======== Task inputs
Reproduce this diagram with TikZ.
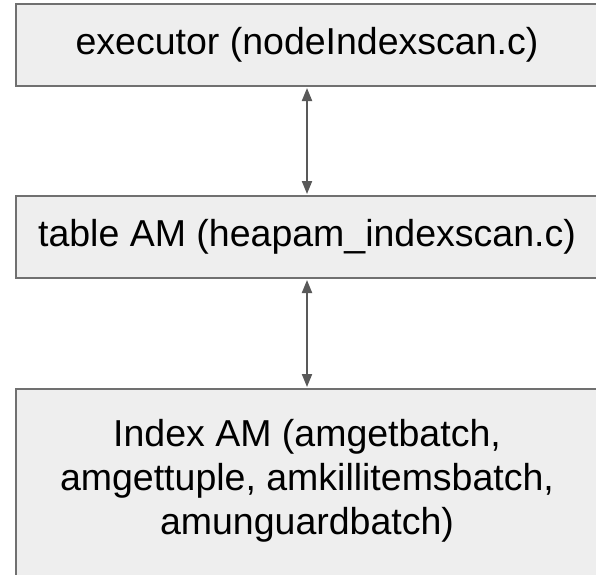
\documentclass[tikz,border=0pt]{standalone}
\usepackage{fontspec}
\setmainfont{Liberation Sans}
\usetikzlibrary{arrows.meta}
\definecolor{boxfill}{HTML}{EEEEEE}
\definecolor{boxline}{HTML}{707070}
\definecolor{arrowc}{HTML}{595959}
\tikzset{
  layer/.style={draw=boxline, fill=boxfill, line width=2pt, rectangle,
    minimum width=582pt, inner sep=0pt, align=center,
    font=\fontsize{37.5}{44}\selectfont},
  label text/.style={inner sep=0pt, align=center,
    font=\fontsize{37.5}{44}\selectfont},
  link/.style={draw=arrowc, line width=2pt,
    {Triangle[width=10pt,length=13pt]}-{Triangle[width=10pt,length=13pt]}, shorten <=1pt, shorten >=1pt}
}
\begin{document}
\begin{tikzpicture}[x=1pt,y=-1pt]
\useasboundingbox (0,0) rectangle (596,574);
\clip (0,0) rectangle (596,574);
\fill[white] (0,0) rectangle (596,574);
\node[layer, minimum height=82pt] (exec) at (307,45) {executor (nodeIndexscan.c)};
\node[layer, minimum height=82pt] (tam) at (307,237) {table AM (heapam\_indexscan.c)};
\node[layer, minimum height=200pt] (iam) at (307,489) {};
\node[label text] (iamtext) at (307,481) {Index AM (amgetbatch,\\amgettuple, amkillitemsbatch,\\amunguardbatch)};
\draw[link] (exec.south) -- (tam.north);
\draw[link] (tam.south) -- (iam.north);
\end{tikzpicture}
\end{document}
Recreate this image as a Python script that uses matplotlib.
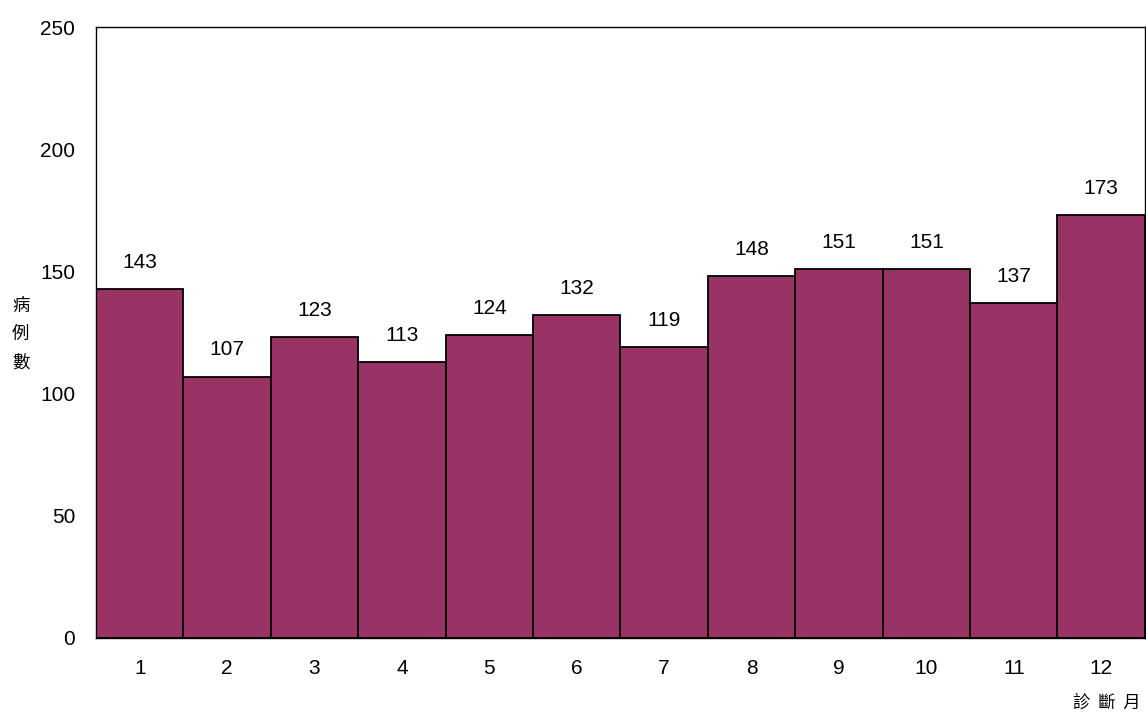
import matplotlib
matplotlib.use("Agg")
import matplotlib.pyplot as plt

# === data ===
months = ["1", "2", "3", "4", "5", "6", "7", "8", "9", "10", "11", "12"]
cases = [143, 107, 123, 113, 124, 132, 119, 148, 151, 151, 137, 173]

BAR_COLOR = "#993366"
CJK = ["Noto Sans CJK TC", "DejaVu Sans"]

plt.rcParams["font.family"] = ["Liberation Sans", "DejaVu Sans"]

fig = plt.figure(figsize=(11.46, 7.16), dpi=100)
ax = fig.add_axes([0.0838, 0.109, 0.9152, 0.853])

x = list(range(len(months)))
ax.bar(x, cases, width=1.0, color=BAR_COLOR, edgecolor="black", linewidth=1.3)

for xi, v in zip(x, cases):
    ax.text(xi, v + 7, str(v), ha="center", va="bottom", fontsize=15)

ax.set_xlim(-0.5, len(months) - 0.5)
ax.set_ylim(0, 250)
ax.set_yticks(range(0, 251, 50))
ax.set_xticks(x)
ax.set_xticklabels(months)
ax.tick_params(length=0, labelsize=15)
ax.tick_params(axis="x", pad=15)
ax.tick_params(axis="y", pad=15)
for s in ax.spines.values():
    s.set_linewidth(1.0)

# stacked y label and spaced x label
fig.text(0.018, 0.533, "病\n例\n數", ha="center", va="center",
         fontsize=12.5, family=CJK, linespacing=1.75)
fig.text(0.9655, 0.018, "診  斷  月", ha="center", va="center",
         fontsize=12.5, family=CJK)

fig.savefig("out.png", dpi=100)
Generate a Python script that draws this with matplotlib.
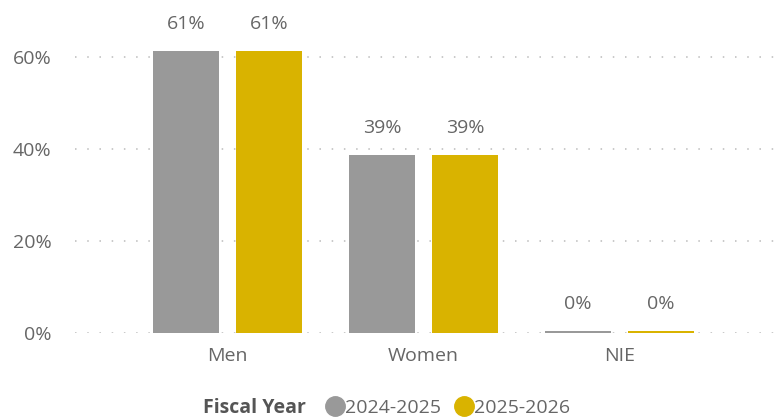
import matplotlib
matplotlib.use("Agg")
import matplotlib.pyplot as plt
import numpy as np
from matplotlib.lines import Line2D

plt.rcParams['font.family'] = ['Open Sans', 'DejaVu Sans']

categories = ["Men", "Women", "NIE"]
series_names = ["2024-2025", "2025-2026"]
values_2024 = [61.3, 38.7, 0.4]
values_2025 = [61.3, 38.7, 0.4]
yticks = [0, 20, 40, 60]
colors = ["#999999", "#D9B300"]
text_color = "#666666"
fs = 14

fig = plt.figure(figsize=(7.74, 4.18), dpi=100)
ax = fig.add_axes([75/774, 1-333/418, 1-75/774, (333-29.4)/418])

x = np.arange(len(categories))
w = 0.337
off = 0.212
for vals, c, o in [(values_2024, colors[0], -off), (values_2025, colors[1], off)]:
    bars = ax.bar(x + o, vals, width=w, color=c, zorder=3)
    for b, v in zip(bars, vals):
        ax.annotate(f"{v:.0f}%", (b.get_x() + b.get_width()/2, b.get_height()),
                    xytext=(0, 13), textcoords="offset points", ha="center", va="bottom",
                    fontsize=fs, color=text_color, annotation_clip=False)

ax.set_xlim(-0.778, 2.788)
ax.set_ylim(0, 66)
ax.set_yticks(yticks)
ax.set_yticklabels([f"{t}%" for t in yticks])
ax.set_xticks(x)
ax.set_xticklabels(categories)
ax.tick_params(axis="both", length=0, labelsize=fs, labelcolor=text_color)
ax.tick_params(axis="y", pad=17)
ax.tick_params(axis="x", pad=10)
for s in ax.spines.values():
    s.set_visible(False)
ax.grid(axis="y", color="#BBBBBB", linestyle=(0, (1, 7)), linewidth=1.1, zorder=0)
ax.set_axisbelow(True)

handles = [Line2D([0], [0], marker="o", linestyle="", markersize=14, color=c) for c in colors]
fig.text(306/774, 1-408/418, "Fiscal Year", ha="right", va="center", fontsize=fs,
         fontweight="bold", color="#555555")
leg = fig.legend(handles, series_names, loc="center left", bbox_to_anchor=(320/774, 1-408/418),
                 ncol=2, frameon=False, handletextpad=-0.2, columnspacing=0.4,
                 handlelength=1.5, fontsize=fs, borderpad=0, borderaxespad=0)
for t in leg.get_texts():
    t.set_color(text_color)

fig.savefig("out.png", dpi=100)
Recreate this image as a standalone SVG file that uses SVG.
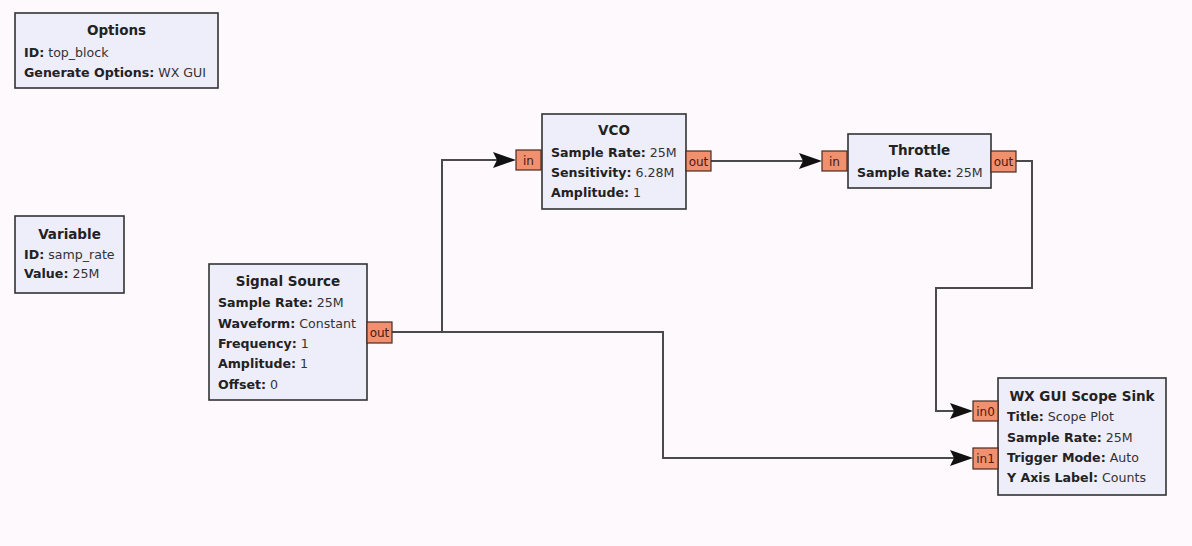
================
Exercise requirements
Pictures in the records must not appear in the copy; transcribe everything else precisely.

Response
Reproduce this diagram with TikZ.
\documentclass[tikz,border=0pt]{standalone}
\usepackage{fontspec}
\setmainfont{Liberation Sans}
\usetikzlibrary{arrows.meta}
\definecolor{boxfill}{HTML}{EEEEEE}
\definecolor{boxline}{HTML}{707070}
\definecolor{arrowc}{HTML}{595959}
\tikzset{
  layer/.style={draw=boxline, fill=boxfill, line width=2pt, rectangle,
    minimum width=582pt, inner sep=0pt, align=center,
    font=\fontsize{37.5}{44}\selectfont},
  label text/.style={inner sep=0pt, align=center,
    font=\fontsize{37.5}{44}\selectfont},
  link/.style={draw=arrowc, line width=2pt,
    {Triangle[width=10pt,length=13pt]}-{Triangle[width=10pt,length=13pt]}, shorten <=1pt, shorten >=1pt}
}
\begin{document}
\begin{tikzpicture}[x=1pt,y=-1pt]
\useasboundingbox (0,0) rectangle (596,574);
\clip (0,0) rectangle (596,574);
\fill[white] (0,0) rectangle (596,574);
\node[layer, minimum height=82pt] (exec) at (307,45) {executor (nodeIndexscan.c)};
\node[layer, minimum height=82pt] (tam) at (307,237) {table AM (heapam\_indexscan.c)};
\node[layer, minimum height=200pt] (iam) at (307,489) {};
\node[label text] (iamtext) at (307,481) {Index AM (amgetbatch,\\amgettuple, amkillitemsbatch,\\amunguardbatch)};
\draw[link] (exec.south) -- (tam.north);
\draw[link] (tam.south) -- (iam.north);
\end{tikzpicture}
\end{document}
Recreate this image as a Python script that uses matplotlib.
import matplotlib
matplotlib.use("Agg")
import matplotlib.pyplot as plt

# === data ===
months = ["1", "2", "3", "4", "5", "6", "7", "8", "9", "10", "11", "12"]
cases = [143, 107, 123, 113, 124, 132, 119, 148, 151, 151, 137, 173]

BAR_COLOR = "#993366"
CJK = ["Noto Sans CJK TC", "DejaVu Sans"]

plt.rcParams["font.family"] = ["Liberation Sans", "DejaVu Sans"]

fig = plt.figure(figsize=(11.46, 7.16), dpi=100)
ax = fig.add_axes([0.0838, 0.109, 0.9152, 0.853])

x = list(range(len(months)))
ax.bar(x, cases, width=1.0, color=BAR_COLOR, edgecolor="black", linewidth=1.3)

for xi, v in zip(x, cases):
    ax.text(xi, v + 7, str(v), ha="center", va="bottom", fontsize=15)

ax.set_xlim(-0.5, len(months) - 0.5)
ax.set_ylim(0, 250)
ax.set_yticks(range(0, 251, 50))
ax.set_xticks(x)
ax.set_xticklabels(months)
ax.tick_params(length=0, labelsize=15)
ax.tick_params(axis="x", pad=15)
ax.tick_params(axis="y", pad=15)
for s in ax.spines.values():
    s.set_linewidth(1.0)

# stacked y label and spaced x label
fig.text(0.018, 0.533, "病\n例\n數", ha="center", va="center",
         fontsize=12.5, family=CJK, linespacing=1.75)
fig.text(0.9655, 0.018, "診  斷  月", ha="center", va="center",
         fontsize=12.5, family=CJK)

fig.savefig("out.png", dpi=100)
Generate a Python script that draws this with matplotlib.
import matplotlib
matplotlib.use("Agg")
import matplotlib.pyplot as plt
import numpy as np
from matplotlib.lines import Line2D

plt.rcParams['font.family'] = ['Open Sans', 'DejaVu Sans']

categories = ["Men", "Women", "NIE"]
series_names = ["2024-2025", "2025-2026"]
values_2024 = [61.3, 38.7, 0.4]
values_2025 = [61.3, 38.7, 0.4]
yticks = [0, 20, 40, 60]
colors = ["#999999", "#D9B300"]
text_color = "#666666"
fs = 14

fig = plt.figure(figsize=(7.74, 4.18), dpi=100)
ax = fig.add_axes([75/774, 1-333/418, 1-75/774, (333-29.4)/418])

x = np.arange(len(categories))
w = 0.337
off = 0.212
for vals, c, o in [(values_2024, colors[0], -off), (values_2025, colors[1], off)]:
    bars = ax.bar(x + o, vals, width=w, color=c, zorder=3)
    for b, v in zip(bars, vals):
        ax.annotate(f"{v:.0f}%", (b.get_x() + b.get_width()/2, b.get_height()),
                    xytext=(0, 13), textcoords="offset points", ha="center", va="bottom",
                    fontsize=fs, color=text_color, annotation_clip=False)

ax.set_xlim(-0.778, 2.788)
ax.set_ylim(0, 66)
ax.set_yticks(yticks)
ax.set_yticklabels([f"{t}%" for t in yticks])
ax.set_xticks(x)
ax.set_xticklabels(categories)
ax.tick_params(axis="both", length=0, labelsize=fs, labelcolor=text_color)
ax.tick_params(axis="y", pad=17)
ax.tick_params(axis="x", pad=10)
for s in ax.spines.values():
    s.set_visible(False)
ax.grid(axis="y", color="#BBBBBB", linestyle=(0, (1, 7)), linewidth=1.1, zorder=0)
ax.set_axisbelow(True)

handles = [Line2D([0], [0], marker="o", linestyle="", markersize=14, color=c) for c in colors]
fig.text(306/774, 1-408/418, "Fiscal Year", ha="right", va="center", fontsize=fs,
         fontweight="bold", color="#555555")
leg = fig.legend(handles, series_names, loc="center left", bbox_to_anchor=(320/774, 1-408/418),
                 ncol=2, frameon=False, handletextpad=-0.2, columnspacing=0.4,
                 handlelength=1.5, fontsize=fs, borderpad=0, borderaxespad=0)
for t in leg.get_texts():
    t.set_color(text_color)

fig.savefig("out.png", dpi=100)
Recreate this image as a standalone SVG file that uses SVG.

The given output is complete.